In SCMRPG, Eric and Dylan look over downtown Denver and say, “I live in Denver, and God damn it, I would love to kill almost all of its residents.” These words were originally written in Eric Harris’ journal just months before the shooting. While games like “Doom” may have taught the shooters how to strafe around corners while holding their shotguns, they certainly did not create in them the desire to destroy the whole world. Rather, we all have done this; we have created a society in which a tremendous number of young people do not feel connected, valued, or driven by a sense of purpose in their lives. That is why shootings like the one at Columbine is a painful look in the mirror—a taboo subject that gets people’s blood boiling when I approach the issue from new ground.
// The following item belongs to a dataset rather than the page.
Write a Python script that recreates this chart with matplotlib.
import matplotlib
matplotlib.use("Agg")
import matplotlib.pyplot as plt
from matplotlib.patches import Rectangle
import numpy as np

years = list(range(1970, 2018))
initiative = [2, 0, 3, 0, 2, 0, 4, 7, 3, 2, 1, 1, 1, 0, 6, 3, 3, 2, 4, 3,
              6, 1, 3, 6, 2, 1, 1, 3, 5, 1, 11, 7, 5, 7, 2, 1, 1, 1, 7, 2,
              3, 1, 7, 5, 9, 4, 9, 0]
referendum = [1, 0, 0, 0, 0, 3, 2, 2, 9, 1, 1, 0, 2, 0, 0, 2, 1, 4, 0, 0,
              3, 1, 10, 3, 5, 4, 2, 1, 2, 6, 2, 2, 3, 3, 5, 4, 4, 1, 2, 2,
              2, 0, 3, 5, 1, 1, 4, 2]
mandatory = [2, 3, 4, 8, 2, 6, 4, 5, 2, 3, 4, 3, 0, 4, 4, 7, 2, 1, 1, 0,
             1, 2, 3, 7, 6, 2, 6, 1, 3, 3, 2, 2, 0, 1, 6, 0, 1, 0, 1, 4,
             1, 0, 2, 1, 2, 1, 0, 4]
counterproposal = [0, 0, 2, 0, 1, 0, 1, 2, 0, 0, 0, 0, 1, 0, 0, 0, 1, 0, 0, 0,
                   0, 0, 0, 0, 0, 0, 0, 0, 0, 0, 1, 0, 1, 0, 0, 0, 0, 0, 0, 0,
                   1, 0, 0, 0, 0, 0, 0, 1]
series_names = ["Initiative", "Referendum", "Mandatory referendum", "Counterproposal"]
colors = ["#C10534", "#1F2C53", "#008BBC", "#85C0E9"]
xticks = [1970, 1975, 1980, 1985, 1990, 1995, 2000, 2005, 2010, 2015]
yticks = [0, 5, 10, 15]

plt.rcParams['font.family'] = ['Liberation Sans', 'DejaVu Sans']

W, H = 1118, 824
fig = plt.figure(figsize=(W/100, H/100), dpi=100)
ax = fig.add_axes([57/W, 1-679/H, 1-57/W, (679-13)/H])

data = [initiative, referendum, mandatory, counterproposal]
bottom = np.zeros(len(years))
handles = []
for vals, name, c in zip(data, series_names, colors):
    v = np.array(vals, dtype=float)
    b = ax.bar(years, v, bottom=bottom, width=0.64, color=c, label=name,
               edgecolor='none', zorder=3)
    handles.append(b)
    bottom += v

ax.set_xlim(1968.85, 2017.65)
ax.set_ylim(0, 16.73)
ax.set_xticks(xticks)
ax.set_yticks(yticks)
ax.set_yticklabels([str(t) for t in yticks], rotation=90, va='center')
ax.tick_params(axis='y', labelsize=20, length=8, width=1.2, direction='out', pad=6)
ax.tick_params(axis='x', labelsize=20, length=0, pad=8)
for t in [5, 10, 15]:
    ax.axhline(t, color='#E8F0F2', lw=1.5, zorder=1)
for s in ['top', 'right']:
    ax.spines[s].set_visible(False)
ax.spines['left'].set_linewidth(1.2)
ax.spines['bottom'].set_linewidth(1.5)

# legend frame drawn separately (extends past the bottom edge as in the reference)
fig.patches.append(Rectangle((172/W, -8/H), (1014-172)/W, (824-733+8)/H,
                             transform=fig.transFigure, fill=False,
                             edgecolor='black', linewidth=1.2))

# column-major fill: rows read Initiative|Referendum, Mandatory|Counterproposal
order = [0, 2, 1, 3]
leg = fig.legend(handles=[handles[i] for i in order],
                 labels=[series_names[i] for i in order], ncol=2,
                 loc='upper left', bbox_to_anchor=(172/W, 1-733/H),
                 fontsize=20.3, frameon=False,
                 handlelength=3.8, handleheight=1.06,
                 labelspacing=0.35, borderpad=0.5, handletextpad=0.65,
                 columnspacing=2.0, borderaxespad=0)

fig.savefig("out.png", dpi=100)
I once got an email from a student claiming to go to Columbine High School today—saying that the situation with the elite students who bully the rest, the cliques and ostracism, the unwillingness to address kids who are isolated and depressed is much the same. The email concluded that another school shooting at Columbine was quite possible. Clearly, this problem is not going away.
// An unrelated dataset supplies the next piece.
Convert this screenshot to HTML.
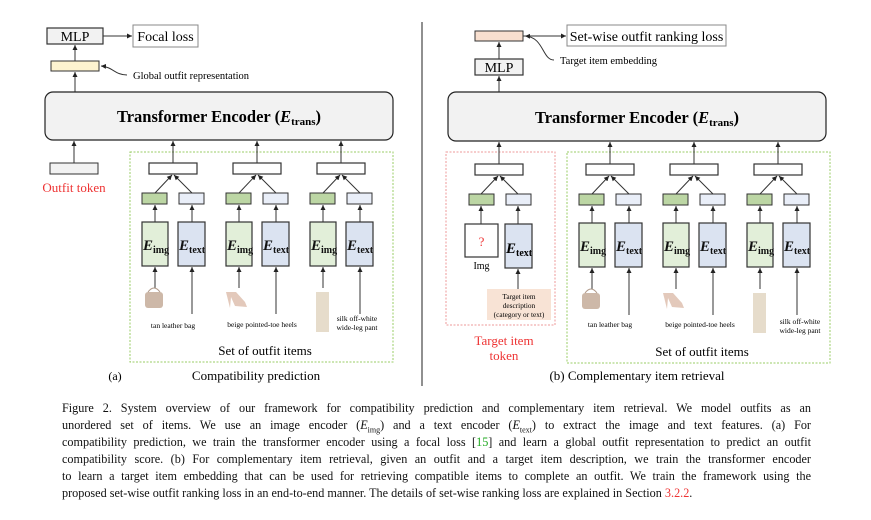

From my work with youth in my community at a Boys & Girls Club, I have learned a thing or two about what really works with regards to empowering troubled young people to make healthy decisions: give them a voice. Give them opportunities to self-actualize on their own terms instead of imposing a set of cultural expectations they must adopt. Let them write the poetry, sing the songs, design the games, draw the pictures, make the movies, and create the music that reflects their identities and experiences. Every generation is entitled to its own form of expression and it is quite likely that their elders will not understand or appreciate this expression. Embrace it anyway. No school shooter has said, “I like myself, I feel understood and appreciated for who I am.” This fact should be instructive.